Park reveals the opening of the Debussy with a dreamy personal touch.  With Vonsattel, she creates sound colors and a subtlety of tonal development.  The work's delicacy is never abandoned, even in the striking scrapes the composer writes from time to time. Debussy's approach to instrumental color is given integral importance.

The artists, joined by the Calidore String Quartet, bring a very difficult quality to the Ernest Chausson Concerto for Violin, Piano and String Quartet.  Like the Debussy, it is a late work.  A fundamental three-note theme is introduced by the piano. The quartet reinforces it immediately, as the piano ducks under them to decorate.  Park bursts in on violin and reiterates the lyrical subject.  The piano supports until the quartet enters to repeat the theme with high energy.  The group works magically to pass off musical lines and move from solo to support.  

A second theme is presented on violin and doubled on cello.  Park picks up a rhythm which then makes its way into the piano's notes.  

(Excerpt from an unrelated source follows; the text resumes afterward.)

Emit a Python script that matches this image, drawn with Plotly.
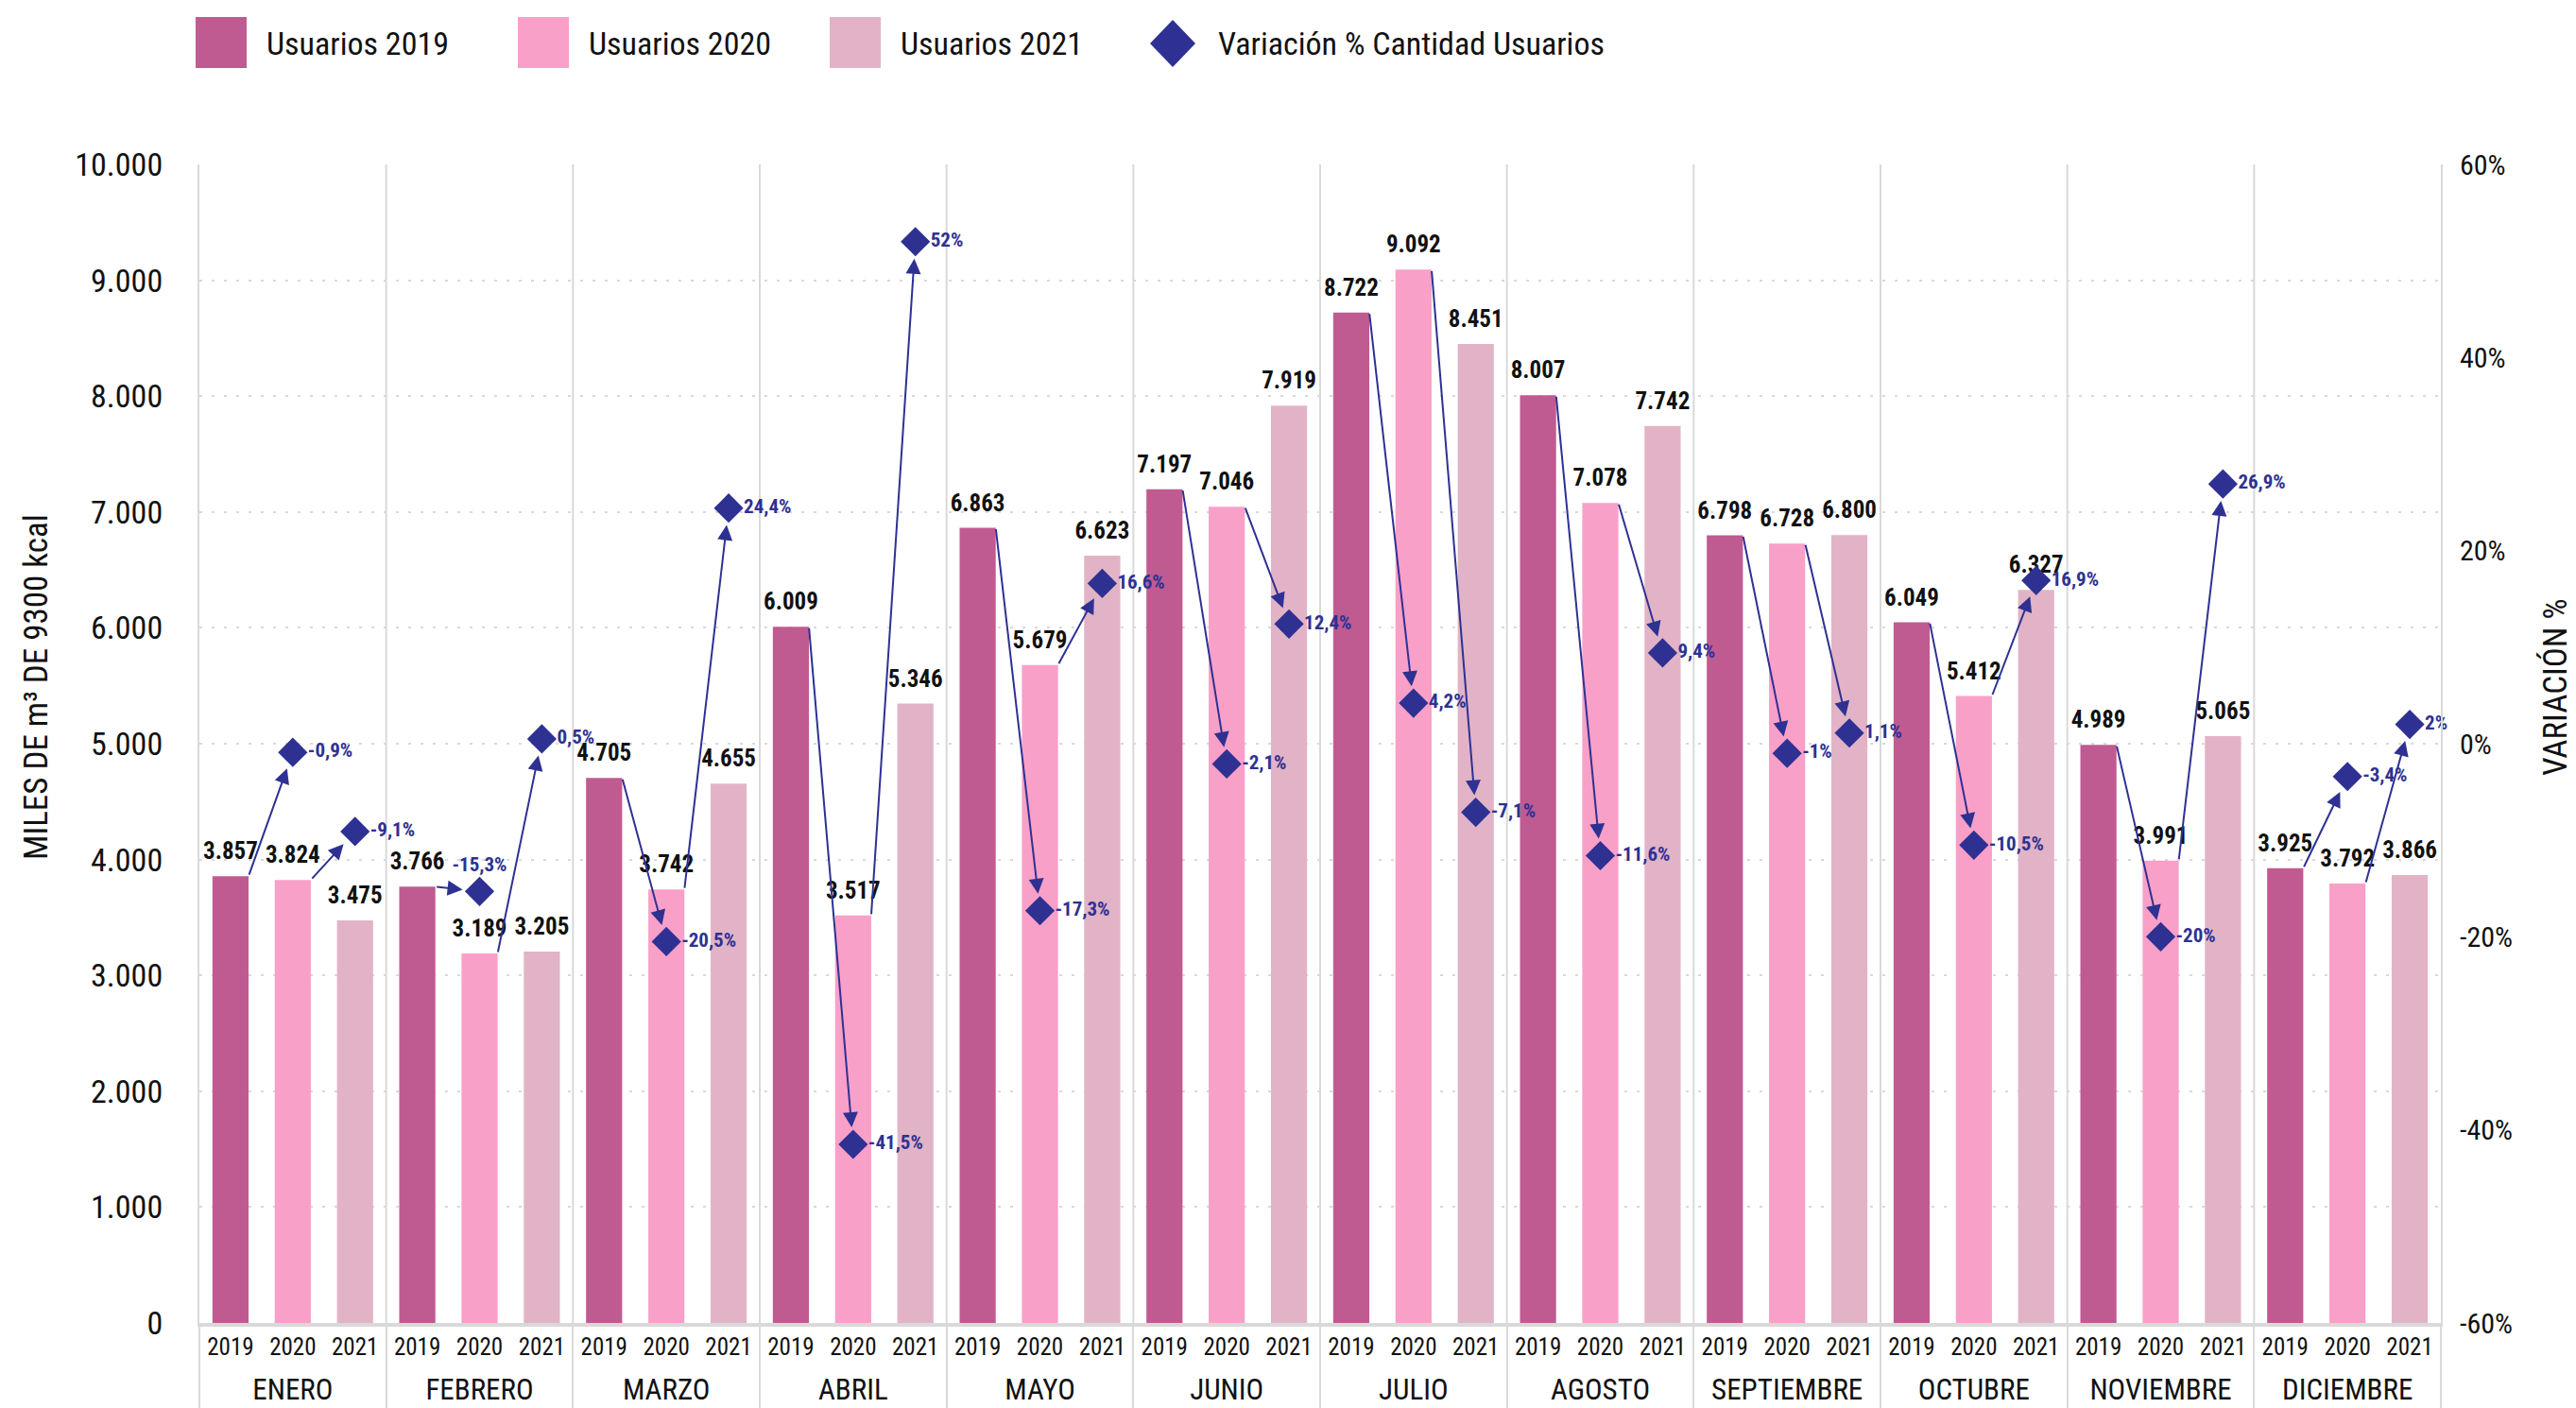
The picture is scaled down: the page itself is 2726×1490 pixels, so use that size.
import plotly.graph_objects as go

# ---------------- data ----------------
MONTHS = ["ENERO", "FEBRERO", "MARZO", "ABRIL", "MAYO", "JUNIO", "JULIO",
          "AGOSTO", "SEPTIEMBRE", "OCTUBRE", "NOVIEMBRE", "DICIEMBRE"]
YEARS = ["2019", "2020", "2021"]
USERS_2019 = [3857, 3766, 4705, 6009, 6863, 7197, 8722, 8007, 6798, 6049, 4989, 3925]
USERS_2020 = [3824, 3189, 3742, 3517, 5679, 7046, 9092, 7078, 6728, 5412, 3991, 3792]
USERS_2021 = [3475, 3205, 4655, 5346, 6623, 7919, 8451, 7742, 6800, 6327, 5065, 3866]
VAR_2020 = [-0.9, -15.3, -20.5, -41.5, -17.3, -2.1, 4.2, -11.6, -1.0, -10.5, -20.0, -3.4]
VAR_2021 = [-9.1, 0.5, 24.4, 52.0, 16.6, 12.4, -7.1, 9.4, 1.1, 16.9, 26.9, 2.0]
Y1_TICKS = [0, 1000, 2000, 3000, 4000, 5000, 6000, 7000, 8000, 9000, 10000]
Y2_TICKS = [-60, -40, -20, 0, 20, 40, 60]
Y2_TICKTEXT = ["-60%", "-40%", "-20%", "0%", "20%", "40%", "60%"]
SERIES_NAMES = ["Usuarios 2019", "Usuarios 2020", "Usuarios 2021"]
VAR_NAME = "Variación % Cantidad Usuarios"
Y1_TITLE = "MILES DE m³ DE 9300 kcal"
Y2_TITLE = "VARIACIÓN %"

# ---------------- style ----------------
# the page body adds an 8px offset, so the figure is laid out for the
# screen positions minus that offset
PAGE_OFF = 8
SCREEN_W, SCREEN_H = 2726, 1490
W, H = SCREEN_W - PAGE_OFF, SCREEN_H - PAGE_OFF
PLOT_L, PLOT_T, PLOT_R, PLOT_B = 211, 174, 2583, 1400   # screen pixels
M = dict(l=PLOT_L - PAGE_OFF, r=W - (PLOT_R - PAGE_OFF),
         t=PLOT_T - PAGE_OFF, b=H - (PLOT_B - PAGE_OFF), autoexpand=False)
FONT = "Roboto Condensed, Liberation Sans Narrow, Arial Narrow, DejaVu Sans Condensed, Roboto, sans-serif"
COLORS = ["#C05B91", "#F9A0C8", "#E2B3C6"]
NAVY = "#2E3192"
GRID = "#D9D9D9"
TXT = "#111111"
BARGAP = 0.42
Y1_RANGE = [0, 10000]
Y2_RANGE = [-60, 60]
# label placement per variation point
POS_2020 = ["middle right"] * 12
POS_2020[1] = "top center"
POS_2021 = ["middle right"] * 12

# month labels: 31px text, shifted a little lower (sub baseline shift)
MONTH_LABELS = ['<span style="font-size:78px"><sub><span style="font-size:31px">%s'
                '</span></sub></span>' % m for m in MONTHS]


def fmt_pct(v):
    return ("%g" % v).replace(".", ",") + "%"


def fmt_thousands(v):
    return "{:,}".format(v).replace(",", ".")


def y2_to_y1(v):
    f = (v - Y2_RANGE[0]) / (Y2_RANGE[1] - Y2_RANGE[0])
    return Y1_RANGE[0] + f * (Y1_RANGE[1] - Y1_RANGE[0])


fig = go.Figure()

for name, year, vals, col in zip(SERIES_NAMES, YEARS,
                                 [USERS_2019, USERS_2020, USERS_2021], COLORS):
    fig.add_trace(go.Bar(
        x=[MONTH_LABELS, [year] * len(MONTHS)], y=vals, name=name,
        marker=dict(color=col, line=dict(width=0)),
        showlegend=False, hoverinfo="y",
    ))

# value labels above bars (invisible anchor markers give the label offset)
for year, vals in zip(YEARS, [USERS_2019, USERS_2020, USERS_2021]):
    fig.add_trace(go.Scatter(
        x=[MONTH_LABELS, [year] * len(MONTHS)], y=vals, mode="markers+text",
        marker=dict(size=17, opacity=0), text=[fmt_thousands(v) for v in vals],
        textposition="top center",
        textfont=dict(family=FONT, size=25, color=TXT, weight=700),
        cliponaxis=False, showlegend=False, hoverinfo="skip",
    ))

vx0, vx1, vy, vt, vp = [], [], [], [], []
for i, m in enumerate(MONTH_LABELS):
    vx0 += [m, m]
    vx1 += ["2020", "2021"]
    vy += [VAR_2020[i], VAR_2021[i]]
    vt += [fmt_pct(VAR_2020[i]), fmt_pct(VAR_2021[i])]
    vp += [POS_2020[i], POS_2021[i]]

fig.add_trace(go.Scatter(
    x=[vx0, vx1], y=vy, yaxis="y2", name=VAR_NAME, mode="markers+text",
    marker=dict(symbol="diamond", size=24, color=NAVY),
    text=vt, textposition=vp,
    textfont=dict(family=FONT, size=21, color=NAVY, weight=700),
    cliponaxis=False, showlegend=False, hoverinfo="text",
))

# arrows from top-right corner of previous bar to the variation diamond
half = (1 - BARGAP) / 2
annotations = []
prev_series = [USERS_2019, USERS_2020]
var_series = [VAR_2020, VAR_2021]
n_years = len(YEARS)
for i in range(len(MONTHS)):
    for k in range(2):
        tail_idx = i * n_years + k
        head_idx = tail_idx + 1
        annotations.append(dict(
            x=head_idx, y=y2_to_y1(var_series[k][i]), xref="x", yref="y",
            ax=tail_idx + half, ay=prev_series[k][i], axref="x", ayref="y",
            text="", showarrow=True, arrowhead=2, arrowsize=1.6,
            arrowwidth=2, arrowcolor=NAVY, standoff=18,
        ))

# ---------- manual legend + axis titles (screen pixels converted to paper) ----------
PW = PLOT_R - PLOT_L
PH = PLOT_B - PLOT_T


def px(X):
    return (X - PLOT_L) / PW


def py(Y):
    return (PLOT_B - Y) / PH


shapes = []
LEG_SWATCH_X = [207, 548, 878]
LEG_TEXT_X = [280, 621, 951, 1287]
LEG_Y0, LEG_Y1, LEG_YC = 18, 72, 46
for xs, col in zip(LEG_SWATCH_X, COLORS):
    shapes.append(dict(type="rect", xref="paper", yref="paper",
                       x0=px(xs), x1=px(xs + 54), y0=py(LEG_Y1), y1=py(LEG_Y0),
                       fillcolor=col, line=dict(width=0)))
dcx, dhw, dhh = 1241, 24, 25
shapes.append(dict(type="path", xref="paper", yref="paper",
                   path="M %f,%f L %f,%f L %f,%f L %f,%f Z" % (
                       px(dcx - dhw), py(LEG_YC), px(dcx), py(LEG_YC - dhh),
                       px(dcx + dhw), py(LEG_YC), px(dcx), py(LEG_YC + dhh)),
                   fillcolor=NAVY, line=dict(width=0)))
for xt, label in zip(LEG_TEXT_X, SERIES_NAMES + [VAR_NAME]):
    annotations.append(dict(x=px(xt), y=py(LEG_YC), xref="paper", yref="paper",
                            text=label, showarrow=False, xanchor="left",
                            yanchor="middle",
                            font=dict(family=FONT, size=34, color=TXT)))

TITLE_YC = 727
annotations.append(dict(x=px(38), y=py(TITLE_YC), xref="paper", yref="paper",
                        text=Y1_TITLE, textangle=-90, showarrow=False,
                        xanchor="center", yanchor="middle",
                        font=dict(family=FONT, size=35, color=TXT)))
annotations.append(dict(x=px(2704), y=py(TITLE_YC), xref="paper", yref="paper",
                        text=Y2_TITLE, textangle=-90, showarrow=False,
                        xanchor="center", yanchor="middle",
                        font=dict(family=FONT, size=35, color=TXT)))

# vertical month separators inside the plot
for g in range(1, len(MONTHS)):
    shapes.append(dict(type="line", xref="paper", yref="paper",
                       x0=g / len(MONTHS), x1=g / len(MONTHS), y0=0, y1=1,
                       line=dict(color=GRID, width=2), layer="below"))

fig.update_layout(
    width=W, height=H, margin=M, autosize=False,
    paper_bgcolor="white", plot_bgcolor="white",
    barmode="overlay", bargap=BARGAP, separators=",.",
    font=dict(family=FONT, color=TXT),
    showlegend=False,
    shapes=shapes, annotations=annotations,
    xaxis=dict(type="multicategory", range=[-0.5, len(MONTHS) * n_years - 0.5],
               automargin=False,
               showdividers=True, dividercolor=GRID, dividerwidth=2,
               showline=True, linecolor=GRID, linewidth=4, showgrid=False,
               ticks="", tickfont=dict(family=FONT, size=25, color=TXT)),
    yaxis=dict(range=Y1_RANGE, tickvals=Y1_TICKS, tickformat=",d",
               automargin=False,
               showgrid=True, gridcolor=GRID, gridwidth=2, griddash="3px,10px",
               showline=True, linecolor=GRID, linewidth=2, zeroline=False,
               ticks="", ticklabelstandoff=30,
               tickfont=dict(family=FONT, size=34, color=TXT)),
    yaxis2=dict(range=Y2_RANGE, tickvals=Y2_TICKS, ticktext=Y2_TICKTEXT,
                automargin=False,
                overlaying="y", side="right", showgrid=False, zeroline=False,
                showline=True, linecolor=GRID, linewidth=2,
                ticks="", ticklabelstandoff=12,
                tickfont=dict(family=FONT, size=30, color=TXT)),
)

fig.write_html("out.html")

The second movement lulls, the motive working in counterpoint with the main theme.  It was been called the charming, fanciful gardens of Gabriel Fauré.

The group and soloists move to the foreboding and resigned third movement.  An ominous version of the first theme returns and escalates to a gigantic climax. 

The last movement moves between D major and D minor.  When Chausson wrote the last measure he is said to have exclaimed, "Another failure."  That it is not.  Its beautiful and refined melodic ideas are striking; particularly in the hands of these artists.

Samuel Adams gave colorful lectures before the concert began, and at the end of the Debussy.  

The evening clearly gave pleasure to the many young concertgoers who are attracted to its sociability as well as superb educational tips and music-making. Next up is Music, Tales and Magic on March 11 at Bohemian National Hall.